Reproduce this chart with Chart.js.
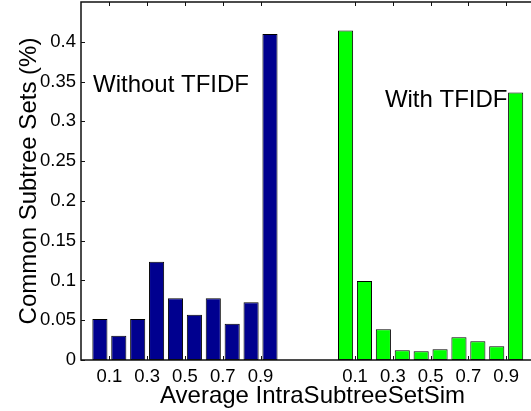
<!DOCTYPE html>
<html>
<head>
<meta charset="utf-8">
<script src="https://cdn.jsdelivr.net/npm/chart.js@4.4.1/dist/chart.umd.min.js"></script>
<style>
    html, body { margin: 0; padding: 0; background: #fff; overflow: hidden; }
    #wrap { width: 544px; height: 411px; }
</style>
</head>
<body>
<div id="wrap"><canvas id="simChart" width="544" height="411"></canvas></div>
<script>
// bin centres of Average IntraSubtreeSetSim
const bins = [0.05, 0.15, 0.25, 0.35, 0.45, 0.55, 0.65, 0.75, 0.85, 0.95];
// second group is shifted right along the axis
const withShift = 1.3;

const withoutTfidf = [0.0515, 0.0306, 0.0515, 0.1236, 0.0775, 0.057, 0.0775, 0.0457, 0.0725, 0.4097];
const withTfidf = [0.4143, 0.0993, 0.0385, 0.0121, 0.0109, 0.0134, 0.0285, 0.0235, 0.0172, 0.3364];

const xTickValues = [0.1, 0.3, 0.5, 0.7, 0.9, 1.4, 1.6, 1.8, 2.0, 2.2];
const xTickLabels = ['0.1', '0.3', '0.5', '0.7', '0.9', '0.1', '0.3', '0.5', '0.7', '0.9'];
const yTickValues = [0, 0.05, 0.1, 0.15, 0.2, 0.25, 0.3, 0.35, 0.4];
const yTickLabels = ['0', '0.05', '0.1', '0.15', '0.2', '0.25', '0.3', '0.35', '0.4'];

(function () {
    'use strict';

    Chart.defaults.font.family = "'Liberation Sans', Arial, sans-serif";
    Chart.defaults.color = '#000';

    // matlab style box with inward ticks + text notes
    const boxPlugin = {
        id: 'matlabBox',
        afterDatasetsDraw(chart) {
            const ctx = chart.ctx;
            const a = chart.chartArea;
            const xs = chart.scales.x, ys = chart.scales.y;
            ctx.save();
            ctx.strokeStyle = '#111';
            ctx.lineWidth = 1.5;
            ctx.beginPath();
            ctx.moveTo(a.right, a.top);
            ctx.lineTo(a.left, a.top);
            ctx.lineTo(a.left, a.bottom);
            ctx.lineTo(a.right, a.bottom);
            ctx.stroke();

            ctx.lineWidth = 1;
            ctx.beginPath();
            xTickValues.forEach(function (v) {
                const px = Math.round(xs.getPixelForValue(v)) + 0.5;
                ctx.moveTo(px, a.bottom);
                ctx.lineTo(px, a.bottom - 4);
                ctx.moveTo(px, a.top);
                ctx.lineTo(px, a.top + 4);
            });
            yTickValues.forEach(function (v) {
                const py = Math.round(ys.getPixelForValue(v)) + 0.5;
                ctx.moveTo(a.left, py);
                ctx.lineTo(a.left + 4, py);
            });
            ctx.stroke();

            ctx.fillStyle = '#000';
            ctx.font = "24px 'Liberation Sans', Arial, sans-serif";
            ctx.textBaseline = 'alphabetic';
            ctx.textAlign = 'left';
            ctx.fillText('Without TFIDF', xs.getPixelForValue(0.0135), ys.getPixelForValue(0.337));
            ctx.fillText('With TFIDF', xs.getPixelForValue(1.558), ys.getPixelForValue(0.318));
            ctx.restore();
        }
    };

    const el = document.getElementById('simChart');
    new Chart(el.getContext('2d'), {
        type: 'bar',
        data: {
            datasets: [
                {
                    label: 'Without TFIDF',
                    data: bins.map((b, i) => ({ x: b, y: withoutTfidf[i] })),
                    backgroundColor: '#00008f',
                    borderColor: '#000',
                    borderWidth: 1,
                    borderSkipped: false
                },
                {
                    label: 'With TFIDF',
                    data: bins.map((b, i) => ({ x: b + withShift, y: withTfidf[i] })),
                    backgroundColor: '#00ff00',
                    borderColor: '#000',
                    borderWidth: 1,
                    borderSkipped: false
                }
            ]
        },
        options: {
            responsive: false,
            animation: false,
            grouped: false,
            categoryPercentage: 1,
            barPercentage: 0.8,
            layout: { padding: { top: 2, right: 0, left: 0, bottom: 0 } },
            plugins: { legend: { display: false }, tooltip: { enabled: false } },
            scales: {
                x: {
                    type: 'linear',
                    min: -0.05,
                    max: 2.4,
                    offset: false,
                    grid: { display: false, drawTicks: false },
                    border: { display: false },
                    afterBuildTicks: (s) => { s.ticks = xTickValues.map(v => ({ value: v })); },
                    afterFit: (s) => {
                        s.height = 51;
                        s.paddingLeft = 0;
                        s.paddingRight = 0;
                    },
                    ticks: {
                        autoSkip: false,
                        maxRotation: 0,
                        padding: 6,
                        font: { size: 18.5 },
                        callback: (v, i) => xTickLabels[i]
                    },
                    title: {
                        display: true,
                        text: 'Average IntraSubtreeSetSim',
                        font: { size: 24 },
                        padding: { top: 0, bottom: 0.5 }
                    }
                },
                y: {
                    min: 0,
                    max: 0.45,
                    grid: { display: false, drawTicks: false },
                    border: { display: false },
                    afterBuildTicks: (s) => { s.ticks = yTickValues.map(v => ({ value: v })); },
                    afterFit: (s) => {
                        s.width = 81;
                        s.paddingTop = 0;
                        s.paddingBottom = 0;
                    },
                    ticks: {
                        padding: 5,
                        font: { size: 18.5 },
                        callback: (v, i) => yTickLabels[i]
                    },
                    title: {
                        display: true,
                        text: 'Common Subtree Sets (%)',
                        font: { size: 24 },
                        padding: { top: 15, bottom: 0 }
                    }
                }
            }
        },
        plugins: [boxPlugin]
    });
})();
</script>
</body>
</html>
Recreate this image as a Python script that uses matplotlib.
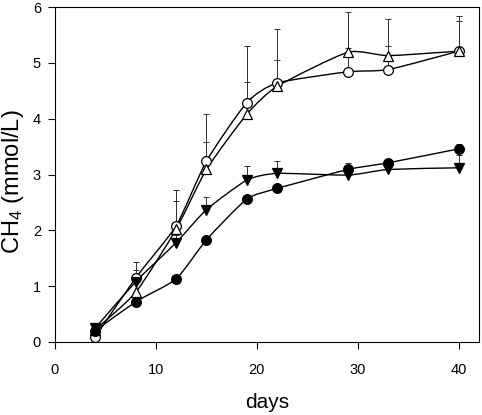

========

The request: Pull every line containing the word "script" out of the entries above.

Output for this exercise:
<script src="https://cdn.jsdelivr.net/npm/chart.js@4.4.1/dist/chart.umd.min.js"></script>
<script>
</script>
Recreate this image as a Python script that uses matplotlib.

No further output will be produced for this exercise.